▶ [Required work]: An exact reproduction of the records is required, with all images left out.

↓↓↓

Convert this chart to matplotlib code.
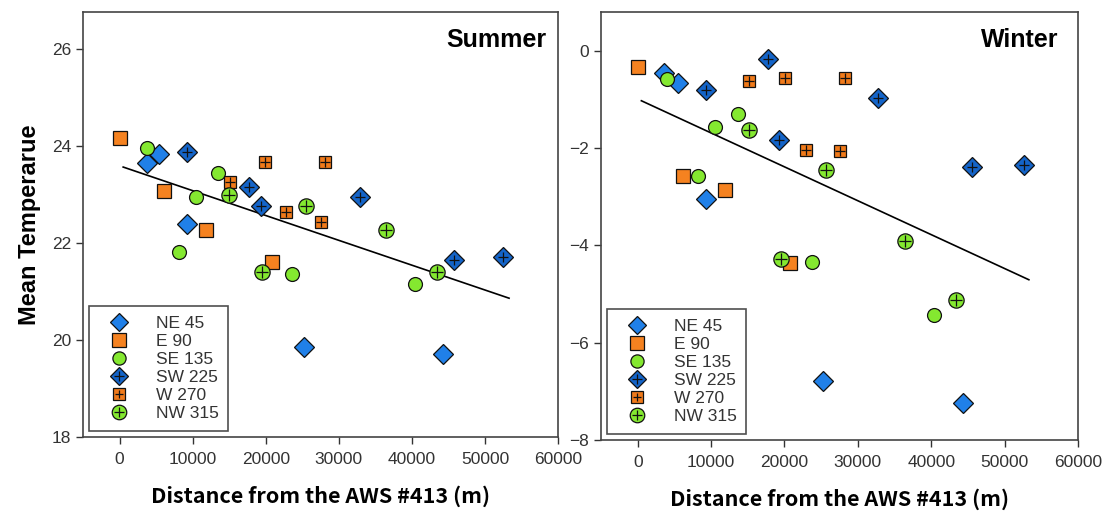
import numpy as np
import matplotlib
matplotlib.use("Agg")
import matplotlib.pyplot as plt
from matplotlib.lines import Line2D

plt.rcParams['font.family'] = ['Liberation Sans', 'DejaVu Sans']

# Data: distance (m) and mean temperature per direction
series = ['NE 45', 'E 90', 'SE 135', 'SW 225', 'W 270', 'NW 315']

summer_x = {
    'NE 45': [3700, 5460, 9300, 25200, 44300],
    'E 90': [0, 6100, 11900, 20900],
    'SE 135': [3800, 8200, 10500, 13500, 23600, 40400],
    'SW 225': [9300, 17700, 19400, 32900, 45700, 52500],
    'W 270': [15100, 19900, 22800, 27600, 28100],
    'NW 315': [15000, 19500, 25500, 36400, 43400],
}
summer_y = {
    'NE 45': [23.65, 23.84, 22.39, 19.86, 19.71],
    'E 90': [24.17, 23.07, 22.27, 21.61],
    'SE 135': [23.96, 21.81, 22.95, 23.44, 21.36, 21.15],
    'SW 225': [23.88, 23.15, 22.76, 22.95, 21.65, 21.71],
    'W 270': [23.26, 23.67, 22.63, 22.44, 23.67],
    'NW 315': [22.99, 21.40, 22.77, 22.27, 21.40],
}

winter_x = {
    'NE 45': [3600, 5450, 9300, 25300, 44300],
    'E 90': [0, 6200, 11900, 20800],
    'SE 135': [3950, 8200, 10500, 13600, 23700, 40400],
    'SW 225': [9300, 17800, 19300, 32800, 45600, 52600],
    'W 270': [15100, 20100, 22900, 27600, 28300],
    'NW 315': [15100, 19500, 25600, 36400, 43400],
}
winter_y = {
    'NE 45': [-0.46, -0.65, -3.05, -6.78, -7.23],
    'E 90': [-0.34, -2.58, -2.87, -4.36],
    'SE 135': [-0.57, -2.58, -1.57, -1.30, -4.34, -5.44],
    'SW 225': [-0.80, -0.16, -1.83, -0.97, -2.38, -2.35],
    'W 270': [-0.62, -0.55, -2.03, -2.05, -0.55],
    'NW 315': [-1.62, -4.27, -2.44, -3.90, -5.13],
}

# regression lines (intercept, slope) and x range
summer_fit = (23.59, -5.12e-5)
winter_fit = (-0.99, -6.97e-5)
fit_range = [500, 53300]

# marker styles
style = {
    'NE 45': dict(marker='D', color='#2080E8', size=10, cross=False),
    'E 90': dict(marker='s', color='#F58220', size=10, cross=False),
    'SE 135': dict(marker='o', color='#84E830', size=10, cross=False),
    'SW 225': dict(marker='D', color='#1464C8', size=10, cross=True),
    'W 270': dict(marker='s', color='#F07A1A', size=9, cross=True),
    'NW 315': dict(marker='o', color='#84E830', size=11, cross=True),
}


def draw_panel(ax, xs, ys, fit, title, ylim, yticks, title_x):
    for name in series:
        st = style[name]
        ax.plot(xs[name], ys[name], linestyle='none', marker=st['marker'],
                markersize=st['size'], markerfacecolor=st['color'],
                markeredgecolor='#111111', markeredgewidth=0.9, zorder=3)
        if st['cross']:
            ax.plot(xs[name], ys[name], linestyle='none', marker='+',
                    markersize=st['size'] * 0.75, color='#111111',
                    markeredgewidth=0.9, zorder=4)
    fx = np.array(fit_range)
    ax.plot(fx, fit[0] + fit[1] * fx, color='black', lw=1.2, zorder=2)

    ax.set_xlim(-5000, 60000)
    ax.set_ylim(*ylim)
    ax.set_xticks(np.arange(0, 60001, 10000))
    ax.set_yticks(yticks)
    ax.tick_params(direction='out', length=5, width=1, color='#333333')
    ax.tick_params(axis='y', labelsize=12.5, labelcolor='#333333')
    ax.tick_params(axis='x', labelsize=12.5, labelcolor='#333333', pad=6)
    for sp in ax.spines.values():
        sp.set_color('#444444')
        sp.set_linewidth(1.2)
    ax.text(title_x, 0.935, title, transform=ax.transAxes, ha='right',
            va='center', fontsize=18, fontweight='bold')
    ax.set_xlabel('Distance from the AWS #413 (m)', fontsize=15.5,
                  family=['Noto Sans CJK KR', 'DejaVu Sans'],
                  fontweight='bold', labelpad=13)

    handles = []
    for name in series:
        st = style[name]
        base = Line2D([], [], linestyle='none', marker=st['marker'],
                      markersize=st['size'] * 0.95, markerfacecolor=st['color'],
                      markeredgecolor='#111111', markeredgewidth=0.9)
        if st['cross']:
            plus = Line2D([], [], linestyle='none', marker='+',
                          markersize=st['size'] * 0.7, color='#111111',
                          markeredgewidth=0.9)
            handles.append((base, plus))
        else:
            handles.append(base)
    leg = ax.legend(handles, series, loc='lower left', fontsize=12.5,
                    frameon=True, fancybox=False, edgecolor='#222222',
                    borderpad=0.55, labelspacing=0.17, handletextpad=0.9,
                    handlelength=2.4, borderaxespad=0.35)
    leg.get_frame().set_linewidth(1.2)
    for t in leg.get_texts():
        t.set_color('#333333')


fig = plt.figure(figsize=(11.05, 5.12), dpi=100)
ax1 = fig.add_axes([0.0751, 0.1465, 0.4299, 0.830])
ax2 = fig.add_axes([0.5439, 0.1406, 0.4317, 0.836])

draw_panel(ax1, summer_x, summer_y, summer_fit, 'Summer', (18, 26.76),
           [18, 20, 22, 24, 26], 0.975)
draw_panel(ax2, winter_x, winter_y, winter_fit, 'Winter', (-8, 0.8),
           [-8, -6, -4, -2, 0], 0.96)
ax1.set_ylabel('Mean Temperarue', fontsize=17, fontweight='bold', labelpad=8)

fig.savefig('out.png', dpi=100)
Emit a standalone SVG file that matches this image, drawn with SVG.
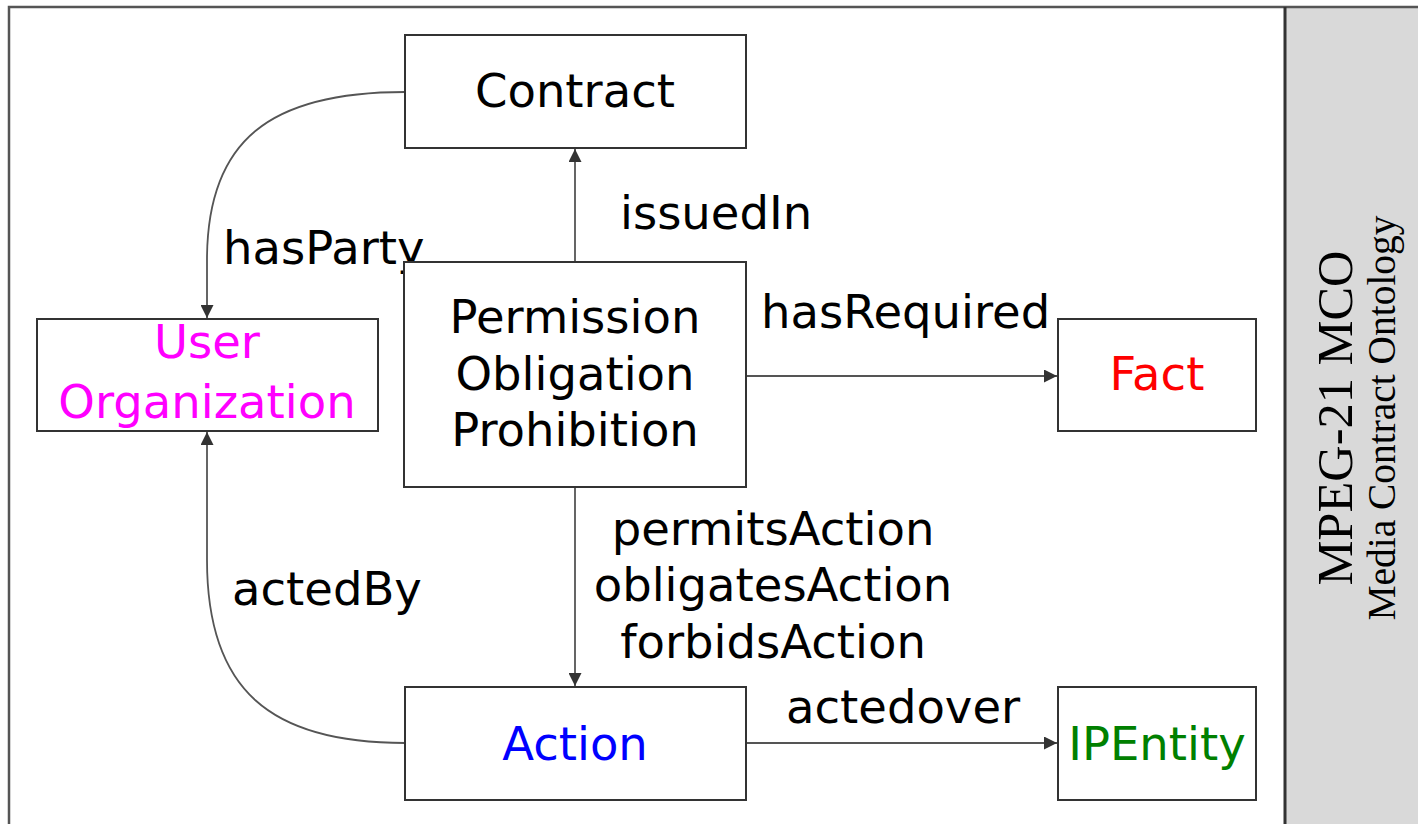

↑↑↑

▶ [Exercise result]:
Convert this chart to matplotlib code.
import numpy as np
import matplotlib
matplotlib.use("Agg")
import matplotlib.pyplot as plt
from matplotlib.lines import Line2D

plt.rcParams['font.family'] = ['Liberation Sans', 'DejaVu Sans']

# Data: distance (m) and mean temperature per direction
series = ['NE 45', 'E 90', 'SE 135', 'SW 225', 'W 270', 'NW 315']

summer_x = {
    'NE 45': [3700, 5460, 9300, 25200, 44300],
    'E 90': [0, 6100, 11900, 20900],
    'SE 135': [3800, 8200, 10500, 13500, 23600, 40400],
    'SW 225': [9300, 17700, 19400, 32900, 45700, 52500],
    'W 270': [15100, 19900, 22800, 27600, 28100],
    'NW 315': [15000, 19500, 25500, 36400, 43400],
}
summer_y = {
    'NE 45': [23.65, 23.84, 22.39, 19.86, 19.71],
    'E 90': [24.17, 23.07, 22.27, 21.61],
    'SE 135': [23.96, 21.81, 22.95, 23.44, 21.36, 21.15],
    'SW 225': [23.88, 23.15, 22.76, 22.95, 21.65, 21.71],
    'W 270': [23.26, 23.67, 22.63, 22.44, 23.67],
    'NW 315': [22.99, 21.40, 22.77, 22.27, 21.40],
}

winter_x = {
    'NE 45': [3600, 5450, 9300, 25300, 44300],
    'E 90': [0, 6200, 11900, 20800],
    'SE 135': [3950, 8200, 10500, 13600, 23700, 40400],
    'SW 225': [9300, 17800, 19300, 32800, 45600, 52600],
    'W 270': [15100, 20100, 22900, 27600, 28300],
    'NW 315': [15100, 19500, 25600, 36400, 43400],
}
winter_y = {
    'NE 45': [-0.46, -0.65, -3.05, -6.78, -7.23],
    'E 90': [-0.34, -2.58, -2.87, -4.36],
    'SE 135': [-0.57, -2.58, -1.57, -1.30, -4.34, -5.44],
    'SW 225': [-0.80, -0.16, -1.83, -0.97, -2.38, -2.35],
    'W 270': [-0.62, -0.55, -2.03, -2.05, -0.55],
    'NW 315': [-1.62, -4.27, -2.44, -3.90, -5.13],
}

# regression lines (intercept, slope) and x range
summer_fit = (23.59, -5.12e-5)
winter_fit = (-0.99, -6.97e-5)
fit_range = [500, 53300]

# marker styles
style = {
    'NE 45': dict(marker='D', color='#2080E8', size=10, cross=False),
    'E 90': dict(marker='s', color='#F58220', size=10, cross=False),
    'SE 135': dict(marker='o', color='#84E830', size=10, cross=False),
    'SW 225': dict(marker='D', color='#1464C8', size=10, cross=True),
    'W 270': dict(marker='s', color='#F07A1A', size=9, cross=True),
    'NW 315': dict(marker='o', color='#84E830', size=11, cross=True),
}


def draw_panel(ax, xs, ys, fit, title, ylim, yticks, title_x):
    for name in series:
        st = style[name]
        ax.plot(xs[name], ys[name], linestyle='none', marker=st['marker'],
                markersize=st['size'], markerfacecolor=st['color'],
                markeredgecolor='#111111', markeredgewidth=0.9, zorder=3)
        if st['cross']:
            ax.plot(xs[name], ys[name], linestyle='none', marker='+',
                    markersize=st['size'] * 0.75, color='#111111',
                    markeredgewidth=0.9, zorder=4)
    fx = np.array(fit_range)
    ax.plot(fx, fit[0] + fit[1] * fx, color='black', lw=1.2, zorder=2)

    ax.set_xlim(-5000, 60000)
    ax.set_ylim(*ylim)
    ax.set_xticks(np.arange(0, 60001, 10000))
    ax.set_yticks(yticks)
    ax.tick_params(direction='out', length=5, width=1, color='#333333')
    ax.tick_params(axis='y', labelsize=12.5, labelcolor='#333333')
    ax.tick_params(axis='x', labelsize=12.5, labelcolor='#333333', pad=6)
    for sp in ax.spines.values():
        sp.set_color('#444444')
        sp.set_linewidth(1.2)
    ax.text(title_x, 0.935, title, transform=ax.transAxes, ha='right',
            va='center', fontsize=18, fontweight='bold')
    ax.set_xlabel('Distance from the AWS #413 (m)', fontsize=15.5,
                  family=['Noto Sans CJK KR', 'DejaVu Sans'],
                  fontweight='bold', labelpad=13)

    handles = []
    for name in series:
        st = style[name]
        base = Line2D([], [], linestyle='none', marker=st['marker'],
                      markersize=st['size'] * 0.95, markerfacecolor=st['color'],
                      markeredgecolor='#111111', markeredgewidth=0.9)
        if st['cross']:
            plus = Line2D([], [], linestyle='none', marker='+',
                          markersize=st['size'] * 0.7, color='#111111',
                          markeredgewidth=0.9)
            handles.append((base, plus))
        else:
            handles.append(base)
    leg = ax.legend(handles, series, loc='lower left', fontsize=12.5,
                    frameon=True, fancybox=False, edgecolor='#222222',
                    borderpad=0.55, labelspacing=0.17, handletextpad=0.9,
                    handlelength=2.4, borderaxespad=0.35)
    leg.get_frame().set_linewidth(1.2)
    for t in leg.get_texts():
        t.set_color('#333333')


fig = plt.figure(figsize=(11.05, 5.12), dpi=100)
ax1 = fig.add_axes([0.0751, 0.1465, 0.4299, 0.830])
ax2 = fig.add_axes([0.5439, 0.1406, 0.4317, 0.836])

draw_panel(ax1, summer_x, summer_y, summer_fit, 'Summer', (18, 26.76),
           [18, 20, 22, 24, 26], 0.975)
draw_panel(ax2, winter_x, winter_y, winter_fit, 'Winter', (-8, 0.8),
           [-8, -6, -4, -2, 0], 0.96)
ax1.set_ylabel('Mean Temperarue', fontsize=17, fontweight='bold', labelpad=8)

fig.savefig('out.png', dpi=100)
Emit a standalone SVG file that matches this image, drawn with SVG.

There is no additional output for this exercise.